SaveAs() - save-as dialog, then optional upload dialog
  Input: Initial title (can be used as filename)
  Output: A cookie
          A fd to write the file data to
          A way to set preview and metadata on the new file
  Permissions granted:
    Allow Save() without UI until a new version of the document
    Allow reading the file until a new version of the document

Save() - save new version to existing cookie, optional upload dialog
  Input: Cookie
  Output: Shows dialog if not allowed:
             No auth at all: "app foo wants to save..."
             Auth on previous version: "The file has changed since last
              time, do you still want to save"
          Way to write the data as in SaveAs()
  Permissions granted:
    Allow save and read of the new versions (until new version)

We would also have to make up some new kind of url scheme so that we
can persist these cookies to files, and so that we can pass then to
apps when we open files (i.e. when you click on a file in the file
manager).

There are some weaknesses i see here:

* The database for cookies risk growing forever, as its generally
  hard to know how to revoke some permission.
* In the save operation, I can't think of a good way to revoke access
  to the file once the app has finished writing and we're about to
  rename it over the old file.
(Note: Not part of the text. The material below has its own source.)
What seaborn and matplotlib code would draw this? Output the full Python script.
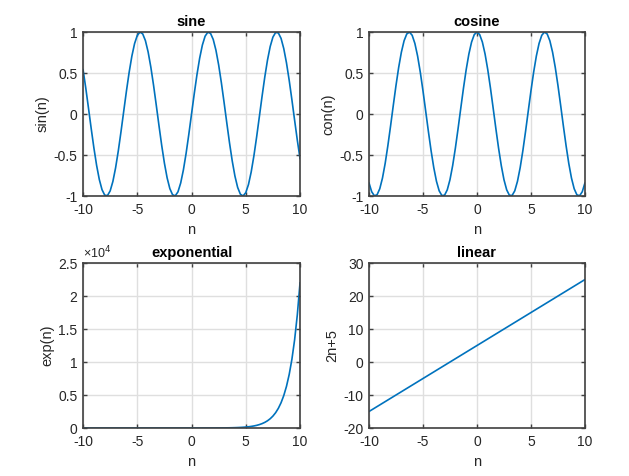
import matplotlib
matplotlib.use("Agg")
import matplotlib.pyplot as plt
from matplotlib.ticker import FuncFormatter, MultipleLocator
import seaborn as sns
import pandas as pd

# ---- data ----
n_trig = [-10.0, -9.75, -9.5, -9.25, -9.0, -8.75, -8.5, -8.25, -8.0, -7.75, -7.5, -7.25,
          -7.0, -6.75, -6.5, -6.25, -6.0, -5.75, -5.5, -5.25, -5.0, -4.75, -4.5, -4.25,
          -4.0, -3.75, -3.5, -3.25, -3.0, -2.75, -2.5, -2.25, -2.0, -1.75, -1.5, -1.25,
          -1.0, -0.75, -0.5, -0.25, 0.0, 0.25, 0.5, 0.75, 1.0, 1.25, 1.5, 1.75,
          2.0, 2.25, 2.5, 2.75, 3.0, 3.25, 3.5, 3.75, 4.0, 4.25, 4.5, 4.75,
          5.0, 5.25, 5.5, 5.75, 6.0, 6.25, 6.5, 6.75, 7.0, 7.25, 7.5, 7.75,
          8.0, 8.25, 8.5, 8.75, 9.0, 9.25, 9.5, 9.75, 10.0]

sine_vals = [0.5440, 0.3195, 0.0752, -0.1743, -0.4121, -0.6247, -0.7985, -0.9228, -0.9894,
             -0.9946, -0.9380, -0.8231, -0.6570, -0.4500, -0.2151, 0.0332, 0.2794, 0.5083,
             0.7055, 0.8589, 0.9589, 0.9993, 0.9775, 0.8950, 0.7568, 0.5716, 0.3508,
             0.1082, -0.1411, -0.3817, -0.5985, -0.7781, -0.9093, -0.9840, -0.9975, -0.9490,
             -0.8415, -0.6816, -0.4794, -0.2474, 0.0, 0.2474, 0.4794, 0.6816, 0.8415,
             0.9490, 0.9975, 0.9840, 0.9093, 0.7781, 0.5985, 0.3817, 0.1411, -0.1082,
             -0.3508, -0.5716, -0.7568, -0.8950, -0.9775, -0.9993, -0.9589, -0.8589, -0.7055,
             -0.5083, -0.2794, -0.0332, 0.2151, 0.4500, 0.6570, 0.8231, 0.9380, 0.9946,
             0.9894, 0.9228, 0.7985, 0.6247, 0.4121, 0.1743, -0.0752, -0.3195, -0.5440]

cosine_vals = [-0.8391, -0.9476, -0.9972, -0.9847, -0.9111, -0.7808, -0.6020, -0.3853, -0.1455,
               0.1039, 0.3466, 0.5679, 0.7539, 0.8930, 0.9766, 0.9994, 0.9602, 0.8612,
               0.7087, 0.5121, 0.2837, 0.0376, -0.2108, -0.4461, -0.6536, -0.8206, -0.9365,
               -0.9941, -0.9900, -0.9243, -0.8011, -0.6282, -0.4161, -0.1782, 0.0707, 0.3153,
               0.5403, 0.7317, 0.8776, 0.9689, 1.0, 0.9689, 0.8776, 0.7317, 0.5403,
               0.3153, 0.0707, -0.1782, -0.4161, -0.6282, -0.8011, -0.9243, -0.9900, -0.9941,
               -0.9365, -0.8206, -0.6536, -0.4461, -0.2108, 0.0376, 0.2837, 0.5121, 0.7087,
               0.8612, 0.9602, 0.9994, 0.9766, 0.8930, 0.7539, 0.5679, 0.3466, 0.1039,
               -0.1455, -0.3853, -0.6020, -0.7808, -0.9111, -0.9847, -0.9972, -0.9476, -0.8391]

n_exp = [-10.0, -9.0, -8.0, -7.0, -6.0, -5.0, -4.0, -3.0, -2.0, -1.0,
         0.0, 0.25, 0.5, 0.75, 1.0, 1.25, 1.5, 1.75, 2.0, 2.25, 2.5, 2.75,
         3.0, 3.25, 3.5, 3.75, 4.0, 4.25, 4.5, 4.75, 5.0, 5.25, 5.5, 5.75,
         6.0, 6.25, 6.5, 6.75, 7.0, 7.25, 7.5, 7.75, 8.0, 8.25, 8.5, 8.75,
         9.0, 9.25, 9.5, 9.75, 10.0]
exp_vals = [0.0000454, 0.0001234, 0.0003355, 0.0009119, 0.002479, 0.006738, 0.01832, 0.04979,
            0.1353, 0.3679,
            1.0, 1.284, 1.6487, 2.117, 2.7183, 3.4903, 4.4817, 5.7546, 7.3891, 9.4877,
            12.1825, 15.6426, 20.0855, 25.7903, 33.1155, 42.5211, 54.5982, 70.1054,
            90.0171, 115.5843, 148.4132, 190.5663, 244.6919, 314.1907, 403.4288,
            518.0128, 665.1416, 854.0588, 1096.633, 1408.105, 1808.042, 2321.572,
            2980.958, 3827.626, 4914.769, 6310.688, 8103.084, 10404.57, 13359.73,
            17154.23, 22026.47]

n_lin = [-10.0, 10.0]
lin_vals = [-15.0, 25.0]

titles = ["sine", "cosine", "exponential", "linear"]
ylabels = ["sin(n)", "con(n)", "exp(n)", "2n+5"]
xlabel = "n"

# ---- style ----
sns.set_theme(style="white")
plt.rcParams["font.family"] = ["Liberation Sans", "DejaVu Sans"]
plt.rcParams["axes.unicode_minus"] = False

LINE = "#0072BD"
DARK = "#262626"
AX = "#404040"
GRID = "#dfdfdf"

fig = plt.figure(figsize=(6.29, 4.76), dpi=100)
positions = [
    [0.1320, 0.5882, 0.3450, 0.3445],
    [0.5866, 0.5882, 0.3434, 0.3445],
    [0.1320, 0.1008, 0.3450, 0.3466],
    [0.5866, 0.1008, 0.3434, 0.3466],
]
series = [
    (n_trig, sine_vals),
    (n_trig, cosine_vals),
    (n_exp, exp_vals),
    (n_lin, lin_vals),
]
ylims = [(-1, 1), (-1, 1), (0, 25000), (-20, 30)]
ysteps = [0.5, 0.5, 5000, 10]

for i, pos in enumerate(positions):
    ax = fig.add_axes(pos)
    xs, ys = series[i]
    df = pd.DataFrame({"n": xs, "y": ys})
    sns.lineplot(data=df, x="n", y="y", ax=ax, color=LINE, linewidth=1.2, sort=False)
    ax.set_xlim(-10, 10)
    ax.set_ylim(*ylims[i])
    ax.xaxis.set_major_locator(MultipleLocator(5))
    ax.yaxis.set_major_locator(MultipleLocator(ysteps[i]))
    if i == 2:
        ax.yaxis.set_major_formatter(FuncFormatter(lambda v, p: "%g" % (v / 1e4)))
        ax.text(0.0, 1.01, "×10$^{4}$", transform=ax.transAxes, ha="left", va="bottom",
                fontsize=9, color=DARK)
    else:
        ax.yaxis.set_major_formatter(FuncFormatter(lambda v, p: "%g" % v))
    ax.xaxis.set_major_formatter(FuncFormatter(lambda v, p: "%g" % v))
    ax.grid(True, color=GRID, linewidth=1.0)
    ax.set_axisbelow(True)
    for s in ax.spines.values():
        s.set_visible(True)
        s.set_color(AX)
        s.set_linewidth(1.2)
    ax.tick_params(direction="in", length=3, width=1.0, color=AX, top=True, right=True,
                   bottom=True, left=True, labelsize=10, labelcolor=DARK)
    ax.tick_params(axis="x", pad=5)
    ax.tick_params(axis="y", pad=4)
    ax.set_title(titles[i], fontsize=10.5, fontweight="bold", color="#000000", pad=4)
    ax.set_xlabel(xlabel, fontsize=10.5, color=DARK, labelpad=4)
    ax.set_ylabel(ylabels[i], fontsize=10.5, color=DARK, labelpad=3)

fig.savefig("out.png", dpi=100)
This means an app can modify a file
  that some other app is reading.
* In wayland we don't have a great way to "parent" dialogs between
  client, so we can't make the file selector seem to be owned by
  the window that requested the file operation without some form
  of compositor help.

Anyway, this can be fleshed out more, but I'd love to hear some feedback
on this first.

-- 
=-=-=-=-=-=-=-=-=-=-=-=-=-=-=-=-=-=-=-=-=-=-=-=-=-=-=-=-=-=-=-=-=-=-=-=-=-=
 Alexander Larsson                                            Red Hat, Inc 
       alexl redhat com            alexander larsson gmail com 
He's a time-tossed misogynist jungle king fleeing from a secret 
government programme. She's a sharp-shooting tomboy traffic cop with 
someone else's memories. They fight crime!